Morello microarchitectural limitations

The following microarchitecture limitations arose due to the constrained timeline of the Morello development process. All are believed resolvable with a full-length design and optimization cycle used with production hardware.

  • PCC branch-prediction This issue prevents proper speculation around changes in PC bounds — due to limitations in changes that could be made relative to the baseline design in this research programme. As a result, additional stalls are incurred when performing inter-library pure-capability function calls or returns when the results of any updated bounds on PCC are depended on. This occurs, for example, when PC-relative accesses to globals, or function calls or returns, depend on the value of PCC. This can be worked around via the "Benchmark ABI", which avoids capability-based jumps and hence additional stalls; see below for details of this ABI.
  • Data-dependent exception support during capability stores introduces a stall in address translation. This exception is motivated by MMU support for capability tracking, used for heap temporal memory safety in CHERI. The underlying Armv8.2-A architecture targeted by the initial Neoverse N1 has no concept of data-dependent exceptions on stores, and that micro-architecture does not have a structure that supports data-dependent exceptions for stores in an efficient way. Therefore for capability stores an artificial stall is introduced for address translation — which can raise an exception — until the data is available, if not already available. Arm's Memory Tagging Extensions (MTE) have a similar requirement and so more recent Arm microarchitectures are much more optimized in this regard.
  • Untuned store throughput and buffer sizes due to memory buses not having been widened. Whereas store-pair instructions from 64-bit Armv8-A can execute in one cycle and occupy a single store-buffer entry, store-pair instructions for 128-bit capabilities execute in two cycles and occupy two store-buffer entries. Store throughput and the store buffer were sized based on aarch64 code measurements, and can become congested when storing capability pairs as a result of retaining that size in Morello.
  • The MADD instruction, which performs a multiply-and-add, is used both for matrix operations and to calculate array and data-structure offsets. In Morello, a version operating on capabilities is omitted, leading to code-generation inefficiency when performing some types of memory accesses (seen particularly in the SPECint gobmk benchmark).
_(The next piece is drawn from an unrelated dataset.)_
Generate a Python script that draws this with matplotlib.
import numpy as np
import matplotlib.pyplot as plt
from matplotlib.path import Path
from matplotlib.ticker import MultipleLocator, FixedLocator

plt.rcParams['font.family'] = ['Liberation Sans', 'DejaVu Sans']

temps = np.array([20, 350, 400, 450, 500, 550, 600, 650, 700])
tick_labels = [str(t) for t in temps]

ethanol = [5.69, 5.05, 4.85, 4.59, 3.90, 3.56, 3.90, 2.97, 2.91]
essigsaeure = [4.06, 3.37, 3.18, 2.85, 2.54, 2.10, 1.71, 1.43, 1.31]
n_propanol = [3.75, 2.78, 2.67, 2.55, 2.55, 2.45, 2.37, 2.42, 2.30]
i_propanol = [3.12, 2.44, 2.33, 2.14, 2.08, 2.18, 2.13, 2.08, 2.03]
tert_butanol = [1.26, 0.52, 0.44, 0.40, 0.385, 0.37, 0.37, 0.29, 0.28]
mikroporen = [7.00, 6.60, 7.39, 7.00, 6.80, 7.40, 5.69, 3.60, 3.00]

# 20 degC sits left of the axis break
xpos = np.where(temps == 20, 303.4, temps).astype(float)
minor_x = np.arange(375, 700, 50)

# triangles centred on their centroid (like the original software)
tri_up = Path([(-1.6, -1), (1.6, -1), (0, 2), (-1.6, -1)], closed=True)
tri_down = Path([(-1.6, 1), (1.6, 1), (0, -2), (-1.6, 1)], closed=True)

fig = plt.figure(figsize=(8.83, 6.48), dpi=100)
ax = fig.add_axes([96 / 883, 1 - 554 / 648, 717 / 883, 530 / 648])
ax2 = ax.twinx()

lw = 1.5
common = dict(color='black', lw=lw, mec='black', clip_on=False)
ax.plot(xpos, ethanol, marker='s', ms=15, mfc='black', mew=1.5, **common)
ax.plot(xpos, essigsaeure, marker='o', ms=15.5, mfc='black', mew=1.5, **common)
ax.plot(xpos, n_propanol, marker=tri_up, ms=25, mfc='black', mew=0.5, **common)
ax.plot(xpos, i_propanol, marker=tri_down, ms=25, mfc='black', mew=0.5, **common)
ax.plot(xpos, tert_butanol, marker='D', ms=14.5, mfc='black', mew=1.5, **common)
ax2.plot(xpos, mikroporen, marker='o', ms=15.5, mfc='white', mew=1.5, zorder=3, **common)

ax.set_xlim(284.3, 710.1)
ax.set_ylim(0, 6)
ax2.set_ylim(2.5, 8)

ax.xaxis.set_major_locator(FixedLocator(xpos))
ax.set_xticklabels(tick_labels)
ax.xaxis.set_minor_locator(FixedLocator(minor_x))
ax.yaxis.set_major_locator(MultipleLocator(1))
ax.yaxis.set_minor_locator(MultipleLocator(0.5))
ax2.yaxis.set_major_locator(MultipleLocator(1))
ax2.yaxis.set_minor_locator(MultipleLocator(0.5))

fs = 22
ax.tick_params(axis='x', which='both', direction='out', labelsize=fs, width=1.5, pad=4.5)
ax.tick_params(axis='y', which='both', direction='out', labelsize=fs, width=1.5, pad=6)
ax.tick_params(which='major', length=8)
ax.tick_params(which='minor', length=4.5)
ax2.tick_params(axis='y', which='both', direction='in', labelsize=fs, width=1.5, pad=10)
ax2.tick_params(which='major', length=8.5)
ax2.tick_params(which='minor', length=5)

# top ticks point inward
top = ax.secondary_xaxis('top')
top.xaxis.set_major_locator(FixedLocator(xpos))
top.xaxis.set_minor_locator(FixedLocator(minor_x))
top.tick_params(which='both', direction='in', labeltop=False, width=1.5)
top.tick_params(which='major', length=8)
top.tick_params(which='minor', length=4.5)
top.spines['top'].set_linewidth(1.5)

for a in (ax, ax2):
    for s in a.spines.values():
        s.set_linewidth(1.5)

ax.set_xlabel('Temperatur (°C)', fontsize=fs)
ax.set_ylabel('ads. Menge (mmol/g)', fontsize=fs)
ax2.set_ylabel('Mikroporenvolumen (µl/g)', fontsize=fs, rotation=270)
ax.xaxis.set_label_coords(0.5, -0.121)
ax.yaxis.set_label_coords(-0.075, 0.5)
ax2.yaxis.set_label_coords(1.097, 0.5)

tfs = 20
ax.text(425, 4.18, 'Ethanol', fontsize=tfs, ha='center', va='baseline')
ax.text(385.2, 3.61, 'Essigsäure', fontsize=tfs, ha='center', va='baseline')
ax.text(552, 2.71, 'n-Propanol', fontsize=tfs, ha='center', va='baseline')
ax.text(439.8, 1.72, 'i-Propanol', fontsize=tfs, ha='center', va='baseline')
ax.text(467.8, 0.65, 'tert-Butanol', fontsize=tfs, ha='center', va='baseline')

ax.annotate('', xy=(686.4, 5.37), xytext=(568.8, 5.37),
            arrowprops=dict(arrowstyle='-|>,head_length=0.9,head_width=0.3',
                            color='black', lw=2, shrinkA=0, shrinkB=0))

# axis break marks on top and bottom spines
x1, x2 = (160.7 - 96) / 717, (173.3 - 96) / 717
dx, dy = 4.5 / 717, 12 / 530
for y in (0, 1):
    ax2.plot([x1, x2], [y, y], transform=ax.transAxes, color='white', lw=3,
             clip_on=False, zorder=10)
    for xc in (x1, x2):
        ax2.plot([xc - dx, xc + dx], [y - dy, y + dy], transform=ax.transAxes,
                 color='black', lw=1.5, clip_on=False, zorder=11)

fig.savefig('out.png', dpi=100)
More generally, when comparing performance, consideration should be made for the differing levels of optimisation between baseline 64-bit Armv8-A instructions in the Neoverse N1, and instructions added as part of the Morello architecture. As a result, there may be further microarchitectural optimizations that do not properly apply when using CHERI-enabled code. For example, we have not yet reviewed the full set of memory prefetchers to make sure they behave well with pure-capability code. We have ongoing investigations in a number of these areas (see below for examples).